Even more terrifying is the rise of audio and video deepfakes. I’ve spoken with two business owners in the last month who received 'voice notes' from their business partners requesting urgent payment changes. The voices were perfect. The cadence was right. The only reason they didn't pay was a gut feeling that the request was slightly out of character. Relying on 'gut feelings' is not a scalable security strategy.
The Multi-Channel Mandate: A New Framework for Trust
In an AI-first world, we have to accept a hard truth: Digital identity is now trivial to forge. If a request arrives via a single digital channel (email, Slack, or WhatsApp), it must be treated as unverified by default.
I advocate for what I call the Multi-Channel Mandate. This is a procedural framework where any high-impact action—changing bank details, approving a large wire transfer, or sharing sensitive employee data—requires verification across two unconnected communication silos.
How to Implement Verification Workflows
- The Out-of-Band Rule: If an invoice change comes via email, it must be confirmed via a known phone number or a pre-arranged physical meeting.
- Shared Secrets: Move away from public-knowledge security questions. Use 'Internal Passphrases' for your finance team that change quarterly.
- Visual Tokens: When on a video call, ask the other person to turn their head or wave a specific object. Current real-time deepfakes often struggle with profile views and occlusion.
Building these workflows doesn't require expensive software, but it does require a cultural shift. You can often see significant savings on legal services and compliance by hardening these internal processes before a breach occurs, rather than paying for the cleanup afterwards.
Building Your Defensive Tech Stack
While process is your first line of defence, you also need tools that can spot what the human eye misses. When we look at the cost of IT support, we should be looking for providers who offer AI-driven email security. Tools like Abnormal Security or Darktrace use 'Defensive AI' to build a baseline of what 'normal' communication looks like for your business. When an email arrives that matches the tone of your CEO but comes from an unusual IP address or contains a subtle linguistic shift, the AI flags it before it even hits your inbox.
The 'Zero-Trust' Invoice Workflow
Most invoice fraud happens because we trust the document in front of us. An AI-generated invoice can look identical to your supplier's layout. A robust AI adoption small business strategy should include automated invoice reconciliation. Tools that use OCR (Optical Character Recognition) to compare every field on an incoming invoice against a 'Golden Record' of previous transactions can catch subtle changes in IBAN numbers that a busy human might miss.
The Economics of Risk: Insurance vs. Prevention
I’m a big believer in radical honesty: you will never be 100% safe. This is why risk transfer is a core part of the playbook. However, the market for business insurance is changing. Insurers are now asking specifically about your AI-defensive measures.

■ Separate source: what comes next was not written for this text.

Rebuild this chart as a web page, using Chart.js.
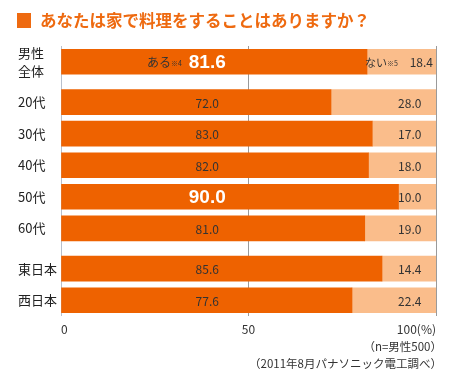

If you can't demonstrate a 'Multi-Channel Mandate' or an 'Out-of-Band' verification process, you might find your premiums skyrocketing—or worse, your claim denied for 'gross negligence' if you fall for a deepfake.
The Automation Anxiety Paradox
There’s a recurring pattern I see: businesses that are the most hesitant to adopt AI for growth are often the ones most vulnerable to AI for fraud. Why? Because they are still relying on manual, paper-thin processes that are incredibly easy for an AI to mimic.
By embracing AI tools for your own operations—like automated bookkeeping and secure communication platforms—you actually harden your business. You move from a 'trust-based' model (which is fragile) to a 'verification-based' model (which is resilient).
Your Action Plan for Monday Morning
Don't let the complexity of AI paralyse you. Start with these three specific steps:
- Audit your payment process: Who has the power to change bank details? Ensure that 'Out-of-Band' verification is a written policy, not a suggestion.
- Educate your team on 'Synthetic Drift': Show them examples of deepfake audio. Make sure they know that 'sounding like the boss' is no longer proof of identity.
- Check your IT stack: Talk to your IT provider about 'Identity Threat Detection and Response' (ITDR). If they don't know what that is, it might be time to shop around.
The window for moving from 'blind trust' to 'verified operations' is closing fast. The bad actors have already adopted AI. It's time for you to do the same—defensively.